Полностью воплотить в жизнь все болезненные фантазии, записанные на тонких, склеенных один с другим листках бумаги, составивших длинный — двенадцать метров и десять сантиметров — свиток, озаглавленный «Сто двадцать дней Содома, или Школа либертинажа», де Сад не мог по многим причинам. Во-первых, у него не было средств придать своему разврату такой размах, какой могли позволить себе его герои; во-вторых, полиция, следовавшая за ним по пятам, вряд ли допустила бы столь масштабную жестокую фантасмагорию, которая представлена в романе; а в-третьих, он, очевидно, был не способен совершить большую часть измышленных им злодейств. Списки преступлений — или извращений, что в данном случае одно и то же, — составляющие содержание трех последних частей романа, больше всего напоминают эпатажный вызов обществу, не желающему признать «необычность» автора «Содома» и заставляющему его «быть как все». Представить себе господина де Сада, заталкивающего девицу в клетку с голодными кобрами, почему-то не получается… Хотя многие из перечисленных маркизом преступлений наверняка были почерпнуты им из хроник и мемуаров — невыдуманного зла всегда хватало с лихвой. Во времена Людовика XIV, например, Париж был потрясен злодеяниями банды знатных молодчиков во главе с Гастоном Орлеанским, братом короля, которые забавы ради могли начинить порохом женщину и поджечь ее или зверски надругаться над отвергнувшим сексуальные домогательства подростком. Обладатели громких имен и огромных состояний, эти «золотые негодяи», подобно либертенам де Сада, совершали свои злодеяния безнаказанно…
Что мог позволить себе за высокими стенами Ла-Коста либертен де Сад, а что — придуманные им персонажи?
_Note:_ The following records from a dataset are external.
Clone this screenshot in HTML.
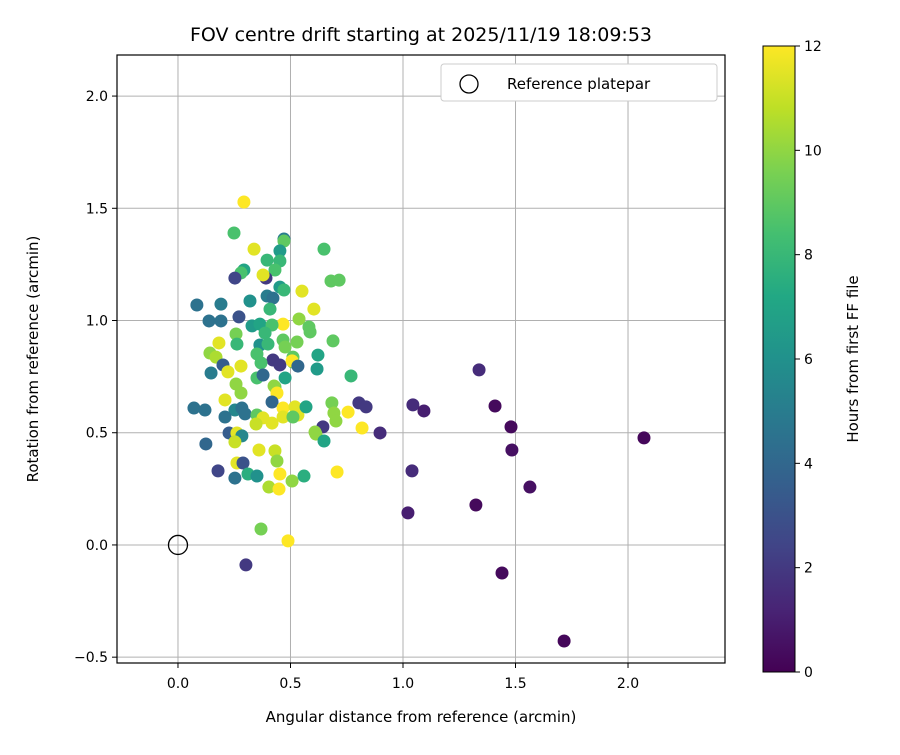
<!DOCTYPE html>
<html><head><meta charset="utf-8">
<style>
body{margin:0;background:#fff;font-family:"Liberation Sans","DejaVu Sans",sans-serif;}
svg text{font-family:"DejaVu Sans","Liberation Sans",sans-serif;fill:#000;}
</style></head>
<body>
<svg id="chart" width="900" height="750" viewBox="0 0 900 750" xmlns="http://www.w3.org/2000/svg">
<defs>
<linearGradient id="vir" x1="0" y1="1" x2="0" y2="0">
<stop offset="0" stop-color="#440154"/><stop offset="0.1" stop-color="#482475"/><stop offset="0.2" stop-color="#414487"/><stop offset="0.3" stop-color="#355f8d"/><stop offset="0.4" stop-color="#2a788e"/><stop offset="0.5" stop-color="#21918c"/><stop offset="0.6" stop-color="#22a884"/><stop offset="0.7" stop-color="#44bf70"/><stop offset="0.8" stop-color="#7ad151"/><stop offset="0.9" stop-color="#bddf26"/><stop offset="1" stop-color="#fde725"/>
</linearGradient>
<clipPath id="clip"><rect x="117" y="55" width="608" height="608"/></clipPath>
</defs>
<text x="421" y="41" font-size="19" text-anchor="middle">FOV centre drift starting at 2025/11/19 18:09:53</text>
<g id="grid"></g>
<g id="points" clip-path="url(#clip)"></g>
<rect x="117" y="55" width="608" height="608" fill="none" stroke="#000" stroke-width="1.2"/>
<g id="ticks"></g>
<text x="421" y="722" font-size="15" text-anchor="middle">Angular distance from reference (arcmin)</text>
<text transform="translate(38,359) rotate(-90)" font-size="15" text-anchor="middle">Rotation from reference (arcmin)</text>
<g>
<rect x="441" y="64" width="276" height="37" rx="3" fill="#fff" stroke="#ccc"/>
<circle cx="469" cy="84" r="9" fill="none" stroke="#000" stroke-width="1.3"/>
<text x="507" y="89" font-size="15">Reference platepar</text>
</g>
<rect x="763" y="46" width="32" height="626" fill="url(#vir)" stroke="#000" stroke-width="1"/>
<g id="cticks"></g>
<text transform="translate(858,359) rotate(-90)" font-size="15" text-anchor="middle">Hours from first FF file</text>
</svg>
<script>
const xs=[.293,.249,.471,.471,.338,.453,.649,.396,.453,.293,.280,.431,.253,.391,.378,.680,.716,.453,.471,.551,.396,.422,.320,.084,.191,.604,.409,.138,.191,.271,.329,.364,.467,.538,.582,.587,.418,.258,.387,.182,.262,.467,.529,.689,.364,.400,.142,.476,.169,.351,.422,.453,.511,.511,.507,.622,.369,.533,.618,.769,.200,.280,.147,.222,.351,.378,.476,.431,.258,.280,.427,.440,.418,.209,.071,.120,.253,.284,.298,.209,.351,.378,.347,.418,.467,.467,.520,.533,.569,.511,.644,.609,.613,.649,.684,.693,.702,.756,.804,.836,.818,.227,.262,.284,.253,.124,.360,.431,.440,.262,.289,.178,.253,.311,.351,.453,.507,.560,.404,.449,.707,.369,.489,.302,1.338,1.044,1.093,.898,1.409,1.480,1.484,1.564,2.071,1.324,1.040,1.022,1.440,1.716];
const ys=[1.528,1.390,1.363,1.354,1.318,1.310,1.318,1.269,1.265,1.225,1.212,1.225,1.189,1.189,1.203,1.176,1.180,1.149,1.136,1.131,1.109,1.100,1.087,1.069,1.073,1.051,1.051,.998,.998,1.016,.976,.984,.984,1.007,.971,.949,.980,.940,.944,.900,.895,.913,.904,.909,.891,.895,.855,.882,.837,.851,.824,.802,.837,.815,.820,.846,.811,.797,.784,.753,.802,.797,.766,.771,.744,.757,.744,.704,.717,.677,.708,.677,.637,.646,.610,.601,.601,.610,.584,.570,.579,.566,.539,.543,.610,.570,.615,.579,.615,.570,.526,.503,.494,.463,.633,.588,.552,.592,.633,.615,.521,.499,.499,.486,.459,.450,.423,.419,.374,.365,.365,.330,.298,.316,.307,.316,.285,.307,.258,.249,.325,.071,.018,-.089,.780,.624,.597,.499,.619,.526,.423,.258,.477,.178,.330,.143,-.125,-.428];
const hours=[12,8.5,5,9,11.5,6.5,8.5,8,8,7,8.5,8.5,2.5,2,11.5,9,9,6.5,8,11.5,5,4.5,6,4.5,5,11.5,8,4.5,4.5,3,6.5,7,12,10,9,9,8.5,9.5,8,11.5,8,9,9.5,9,6,8,10,9.5,10.5,8.5,2,2,9,9,12,7,8.5,4,6.5,8,3.5,11.5,5,11.5,8.5,4,7,9,10,10,10,12,4,11.5,4.5,4.5,5.5,4.5,4.5,4.5,9,11.5,11,11.5,12,11.5,11.5,11.5,7,9,2,10,10,7,9.5,10,10,12,2,2,12,3.5,11.5,5.5,11,4,11.5,11,10,11.5,3,2.5,4.5,7.5,6,12,10,7.5,10.5,12,12,9.5,12,2,1.5,1.5,1,1.5,.3,.3,.5,.5,.2,.3,1.5,1,.3,.2];
const xTicks=[0.0,0.5,1.0,1.5,2.0];
const yTicks=[-0.5,0.0,0.5,1.0,1.5,2.0];
const cTicks=[0,2,4,6,8,10,12];
const NS="http://www.w3.org/2000/svg";
const X0=117,X1=725,Y0=55,Y1=663,XMIN=-0.271,XMAX=2.431,YMIN=-0.526,YMAX=2.183;
function sx(v){return X0+(v-XMIN)/(XMAX-XMIN)*(X1-X0);}
function sy(v){return Y1-(v-YMIN)/(YMAX-YMIN)*(Y1-Y0);}
function cy(h){return 672-h/12*626;}
const vir=[[68,1,84],[72,36,117],[65,68,135],[53,95,141],[42,120,142],[33,145,140],[34,168,132],[68,191,112],[122,209,81],[189,223,38],[253,231,37]];
function col(h){let t=Math.max(0,Math.min(1,h/12))*10;let i=Math.min(9,Math.floor(t)),f=t-i;let a=vir[i],b=vir[i+1];return 'rgb('+a.map((c,k)=>Math.round(c+(b[k]-c)*f)).join(',')+')';}
function mk(tag,attrs,parent){const e=document.createElementNS(NS,tag);for(const k in attrs)e.setAttribute(k,attrs[k]);parent.appendChild(e);return e;}
const grid=document.getElementById('grid'),ticks=document.getElementById('ticks'),pts=document.getElementById('points'),ct=document.getElementById('cticks');
xTicks.forEach(v=>{const x=sx(v);
 const g=mk('line',{x1:x,x2:x,y1:Y0,y2:Y1,stroke:'#b0b0b0','stroke-width':1},grid);
 
 
 mk('line',{x1:x,x2:x,y1:Y1,y2:Y1+5,stroke:'#000'},ticks);
 const t=mk('text',{x:x,y:Y1+25,'font-size':14,'text-anchor':'middle'},ticks);t.textContent=v.toFixed(1);
 
 });
yTicks.forEach(v=>{const y=sy(v);
 const g=mk('line',{x1:X0,x2:X1,y1:y,y2:y,stroke:'#b0b0b0','stroke-width':1},grid);
 
 
 mk('line',{x1:X0-5,x2:X0,y1:y,y2:y,stroke:'#000'},ticks);
 const t=mk('text',{x:X0-9,y:y+5,'font-size':14,'text-anchor':'end'},ticks);t.textContent=(v<0?'\u2212':'')+Math.abs(v).toFixed(1);
 
 });
xs.forEach((v,i)=>{const c=mk('circle',{cx:sx(v),cy:sy(ys[i]),r:6.5,fill:col(hours[i])},pts);
 
 });
const ref=mk('circle',{cx:sx(0),cy:sy(0),r:9.5,fill:'none',stroke:'#000','stroke-width':1.3},pts);


cTicks.forEach(h=>{const y=cy(h);
 mk('line',{x1:795,x2:800,y1:y,y2:y,stroke:'#000'},ct);
 const t=mk('text',{x:804,y:y+5,'font-size':14},ct);t.textContent=h;
 
 });
</script>
</body></html>
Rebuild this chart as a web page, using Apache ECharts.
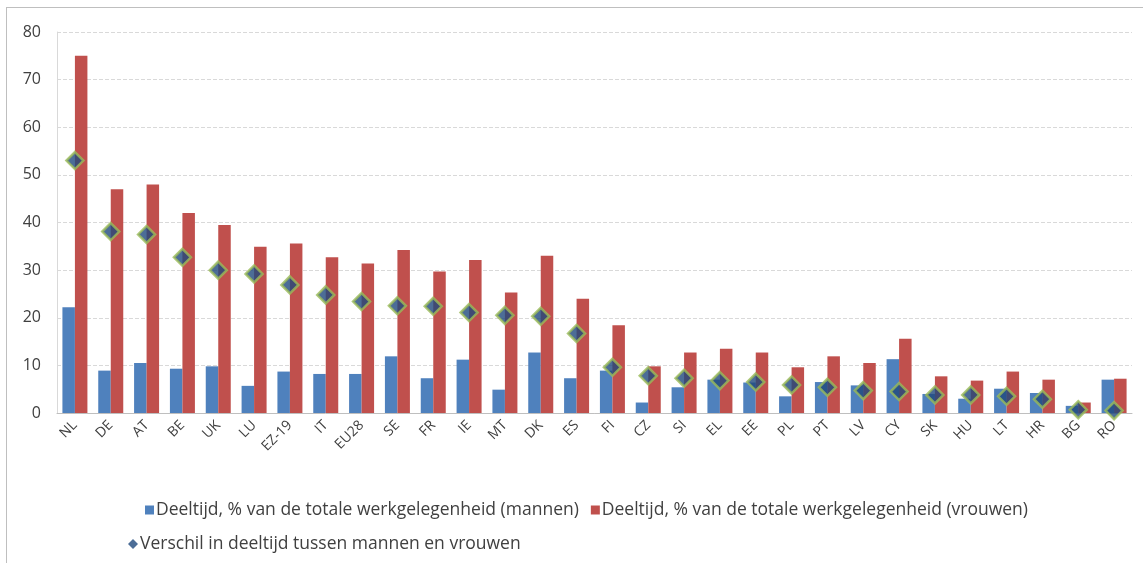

Когда четыре садических либертена — герцог де Бланжи и его брат епископ, председатель Кюрваль и банкир Дюрсе — пожелали вкусить порок во всей его полноте и освоить все способы сладострастия, они решили затвориться в принадлежавшем Дюрсе замке Силлинг, построенном в уединенной горной долине. Либертены взяли с собой жен, которые у них давно стали общими, четырех рассказчиц (сведения, полученные с помощью органов слуха, возбуждают истинных знатоков), восемь содомитов могучего телосложения (как можно лишать себя главных удовольствий!), восемь очаровательных девочек от двенадцати до пятнадцати лет и столько же мальчиков (исключительно знатного происхождения, без единого изъяна, удивительной красоты), четырех надсмотрщиц преклонного возраста (уродливых, увечных и неопрятных), трех искусных кухарок и трех женщин им в помощь. Доставив в замок необходимое продовольствие, предметы роскоши и орудия пыток, либертены приказали разрушить перекинутый через расселину мост, единственную тропу, соединявшую замок с внешним миром, и замуровать все входы и выходы в крепостной стене. Остров-крепость Силлинг на четыре месяца был превращен в самодостаточный организм, сравнимый с феодальным владением, где над всеми и вся властвовал феодал.
Реальный Ла-Кост не обладал совершенством Силлинга: де Сад по вполне понятным причинам не мог полностью отгородиться от внешнего мира, закрыть ворота перед управляющим и арендаторами. Особой роскоши в Ла-Косте также не наблюдалось: большая часть дорогой утвари была продана или заложена, а в качестве орудий для «возбуждения страсти» де Сад использовал розги, режущие и колющие предметы (скорее всего, небольшие ножи, как в случае с Розой Келлер). Будущие исполнители «фантазий» маркиза, в отличие от полностью подвластного либертенам населения Силлинга, были отнюдь не бессловесными, могли сбежать и — как это уже было — даже подать жалобу. Население Силлинга на время эксперимента составило сорок шесть человек, Ла-Коста — около двух десятков.
Разместившись в замке Силлинг, садические либертены занялись написанием правил, где с подлинным сладострастием расписали все до мелочей: убранство и назначение каждой комнаты; кто, с кем, когда и где ночует; распорядок дня; порядок проведения каждой трапезы; меню для каждой трапезы; фасоны и цвет одежды для каждого «сословия» обитателей замка; темы заседаний ассамблеи; провинности и наказания.
Подробность, деталь, перечисление, список постоянно пребывали в центре внимания де Сада, стали органичной частью его переписки, на них строятся его сочинения. Салический либертинаж — это порождение разума, анализа, жесткого диктата разделения, в результате которого индивид становился классифицируемой единицей, частью определенной иерархической системы. Либертен обожал детализировать, деталь позволяла ему отделить одну страсть от другой.